Proponents of prediction markets generally argue they are efficient markets. If they aren’t, the utility generally claimed to exist isn’t there.
Subsidy can come in another form, a player can spend money trying to elicit information so that they can use the information somewhere else.
Spending money doesn’t gain information. As I mentioned in my other comment. There is no additional price discovery function you can access to by placing a bid or ask on a prediction market. To the extent the market has that value, it is independent of your transactions.
I wouldn’t say anyone is really discussing perfect efficiency. You could reasonably say roulette is a fairly efficidnt market, the price accurately reflects 95% of the value.
There isn’t really value you can reliably, fairly make off them (otherwise someone like Jane Street would probably have scooped it up). You may be able to make money in some, but odds are more likely than not you are wrong and the juice isn’t worth the squeeze.
Yes, and if that is the case, your chances are greater than not that no matter how intelligent you are if that is true using a prediction market will lose you money.
What, though? The main valid arguments for utility i see—risk management and price discovery—are not how the platforms are being used or not good reasons to trade (on current platforms) respectively. To be clear, I think there are valid arguments for utility in potential, but what is currently being promoted by proponents in extant markets doesn’t match the potential utility.
In theory, maybe. In reality, doesn’t happen on any current platforms. To the extent they adopt automatic market makers, those market makers act more as bookies, providing liquidity only at prices in excess of reasonable fair odds. Some play money platforms use automatic market makers designed to encourage price discovery (which Hanson has advocated for) but I am not aware of any large prediction markets that do so.
They have costs and there still is time value issues (to be truly net-zero, the total value of any position on average would have to appreciate by the risk-free rate + a risk premium), so it is still a net negative sum in that sense.
But I was talking from the perspective of a person trading, not society as a whole.
I don’t necessarily think so. Like, a lot of scams are zero sum, but I would say scamming people is still wrong (even in cases where it might not legally be fraud).
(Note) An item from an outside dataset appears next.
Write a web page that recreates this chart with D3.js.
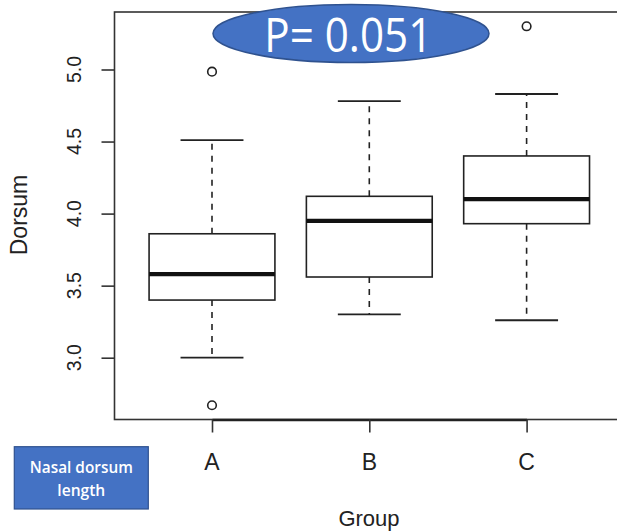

Taking advantage of people being gullible or gamblers is generally something I would not view favorably, and where there is a net loss (as is the case with, say, gambling at a casino) my default is to take a rather skeptical view.
In the case of equity, there is the fairly valid claim that it determines how equity is allocated, and by definition more efficiently allocating equity leads to greater economic product and therefore a net positive (and equity tends to increase in value above the risk free rate). Traders in prediction markets aren’t really doing that; they are not capital markets.